800 × 600 × 1 byte × 70 = 33.6 MBps

If you use the same example at 16 million (24-bit) colors, the figure jumps to 100.8 MBps. You might say, “Well, if PCI runs at 132 MBps, it can handle that!” That statement would be true if the PCI bus had nothing else to do but tend to the video card, but almost every system has more than one PCI device, each requiring part of that throughput. The PCI bus simply cannot handle the needs of many current systems.

AGP

Intel answered the desire for video bandwidth even higher than PCI with the Accelerated Graphics Port (AGP). AGP is a single, special port, similar to a PCI slot, that is dedicated to video. You will never see a motherboard with two AGP slots. Figure 19-38 shows an early-generation AGP. AGP is derived from the 66-MHz, 32-bit PCI 2.1 specification. AGP uses a function called strobing that increases the signals two, four, and eight times for each clock cycle.

Figure 19-38 AGP

Simply describing AGP as a faster PCI would seriously misrepresent the power of AGP. AGP has several technological advantages over PCI, including the bus, the internal operations, and the capability to handle 3-D texturing.

First, AGP resides alone, on its own personal data bus, connected directly to the Northbridge (see Figure 19-39). This is important because more advanced versions of AGP outperform every bus on the system except the frontside bus!

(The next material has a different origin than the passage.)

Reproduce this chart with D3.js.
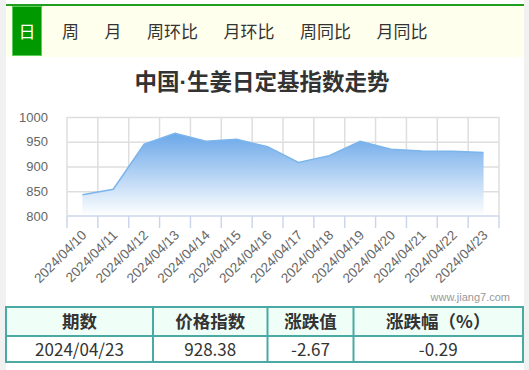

Second, AGP takes advantage of pipelining commands, similar to the way CPUs pipeline. Third, AGP has a feature called sidebanding—basically a second data bus that enables the video card to send more commands to the Northbridge while receiving other commands at the same time.

Figure 19-39 An AGP bus

Video cards do all kinds of neat stuff with their RAM; for example, video cards store copies of individual windows so they can display the windows at different points on the screen very quickly. A demanding application can quickly max out the onboard RAM on a video card, so AGP provides a pathway so the AGP card can “steal” chunks of the regular system memory to store video information, especially textures. This is generically called a system memory access and is quite popular.

* * *

NOTE Intel couldn’t quite bring itself to call AGP’s system memory access… err…system memory access, so they use a couple of different terms. The video processor maps out a portion of system memory by using the Graphics Address Remapping Table (GART). The size of the remapped region is called the AGP aperture. A typical AGP aperture is 32 MB or 64 MB.

AGP has gone through three sets of specifications (AGP1.0, AGP2.0, and AGP3.0), but the official names tend to be ignored. Most techs and consumers refer to the various cards by their strobe multiplier, such as AGP 1×, 2×, 4×, and 8×. The only problem with blurring the distinctions between the specifications comes from the fact that many new motherboards simply don’t support the older AGP cards because the older cards require a different physical connection than the new ones.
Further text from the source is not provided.